A subset \(A\) of a group \(G\) is called product-free if there is no solution to \(a=bc\) with \(a,b,c\) all in \(A\). It is easy to see that the largest product-free subset of the symmetric group \(S_{n}\) is obtained by taking the set of all odd permutations, i.e. \(S_{n} \backslash A_{n}\), where \(A_{n}\) is the alternating group. In 1985 Babai and Sós (Eur. J. Comb. 6(2):101–114, 1985) conjectured that the group \(A_{n}\) also contains a product-free set of constant density. This conjecture was refuted by Gowers (whose result was subsequently improved by Eberhard), still leaving the long-standing problem of determining the largest product-free subset of \(A_{n}\) wide open.
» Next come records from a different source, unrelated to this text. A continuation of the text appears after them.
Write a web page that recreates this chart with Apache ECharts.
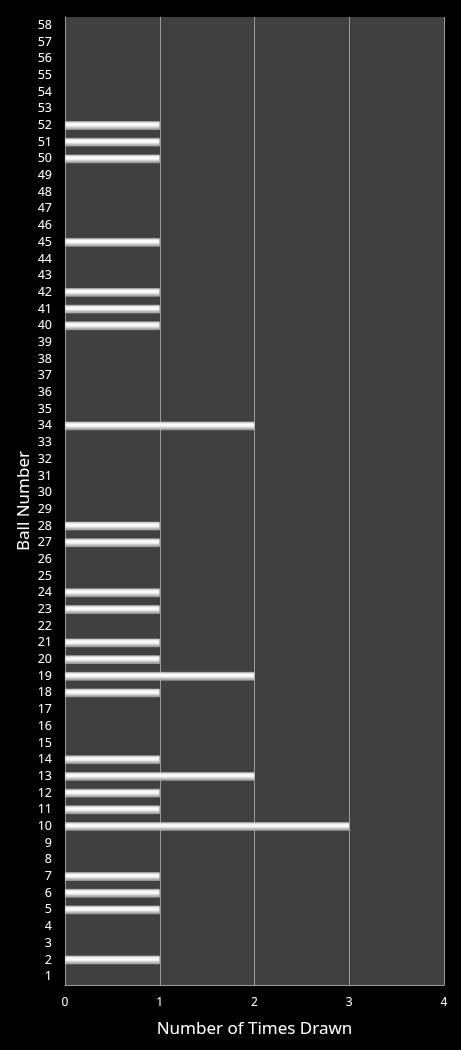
<!DOCTYPE html>
<html><head><meta charset="utf-8">
<script src="https://cdn.jsdelivr.net/npm/echarts@6/dist/echarts.min.js"></script>
<style>html,body{margin:0;padding:0;background:#000;}#c{width:461px;height:1050px;}</style>
</head><body><div id="c"></div>
<script>
var balls = [];
for (var i = 1; i <= 58; i++) balls.push(String(i));
var drawnBalls = [2,5,6,7,10,11,12,13,14,18,19,20,21,23,24,27,28,34,40,41,42,45,50,51,52];
var drawnCounts = [1,1,1,1,3,1,1,2,1,1,2,1,1,1,1,1,1,2,1,1,1,1,1,1,1];
var xTicks = [0,1,2,3,4];

var values = balls.map(function(b){
  var k = drawnBalls.indexOf(Number(b));
  return k >= 0 ? drawnCounts[k] : '-';
});

var chart = echarts.init(document.getElementById('c'), null, {renderer:'canvas'});
var font = 'Noto Sans';
chart.setOption({
  backgroundColor: '#000',
  animation: false,
  grid: {left: 65, right: 17, top: 17, bottom: 65, containLabel: false, show: true, backgroundColor: '#404040', borderWidth: 0},
  xAxis: {
    type: 'value', min: 0, max: 4, interval: 1,
    name: 'Number of Times Drawn', nameLocation: 'middle', nameGap: 36,
    nameTextStyle: {color: '#fff', fontSize: 17, fontFamily: font},
    axisLine: {show: true, lineStyle: {color: '#9a9a9a', width: 1}},
    axisTick: {show: false},
    axisLabel: {color: '#fff', fontSize: 12, fontFamily: font, margin: 12,
      formatter: function(v){ return xTicks.indexOf(v) >= 0 ? String(v) : ''; }},
    splitLine: {show: true, lineStyle: {color: '#9a9a9a', width: 1}}
  },
  yAxis: {
    type: 'category', data: balls,
    name: 'Ball Number', nameLocation: 'middle', nameGap: 32, nameRotate: 90,
    nameMoveOverlap: false,
    nameTextStyle: {color: '#fff', fontSize: 17, fontFamily: font},
    axisLine: {show: true, lineStyle: {color: '#9a9a9a', width: 1}},
    axisTick: {show: false},
    axisLabel: {color: '#fff', fontSize: 12.5, fontFamily: font, margin: 13, interval: 0},
    splitLine: {show: false}
  },
  series: [{
    type: 'bar', data: values, barCategoryGap: '50%',
    itemStyle: {
      color: new echarts.graphic.LinearGradient(0,0,0,1,[
        {offset:0, color:'#b8b8b8'},
        {offset:0.3, color:'#ffffff'},
        {offset:0.55, color:'#f4f4f4'},
        {offset:1, color:'#8a8a8a'}
      ]),
      borderColor: '#cfcfcf', borderWidth: 0.5
    }
  }]
});
</script></body></html>
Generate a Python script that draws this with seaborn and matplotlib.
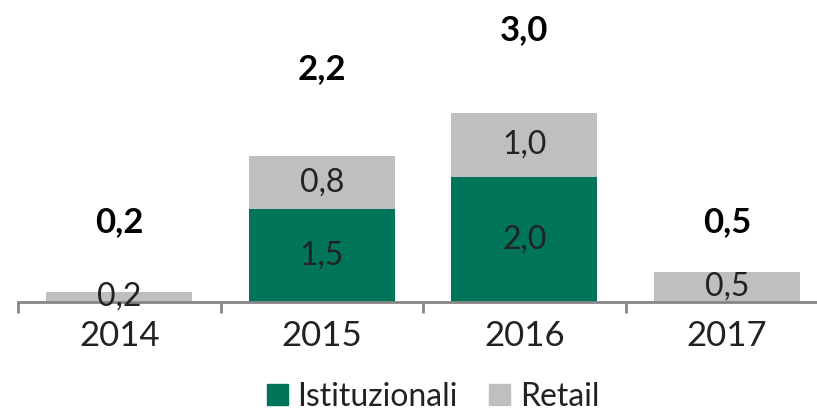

We solve this problem for large \(n\), showing that the maximum size is achieved by the previously conjectured extremal examples, namely families of the form \(\left \{ \pi :\,\pi (x)\in I, \pi (I)\cap I=\varnothing \right \} \) and their inverses. Moreover, we show that the maximum size is only achieved by these extremal examples, and we have stability: any product-free subset of \(A_{n}\) of nearly maximum size is structurally close to an extremal example. Our proof uses a combination of tools from Combinatorics and Non-abelian Fourier Analysis, including a crucial new ingredient exploiting some recent theory developed by Filmus, Kindler, Lifshitz and Minzer for global hypercontractivity on the symmetric group.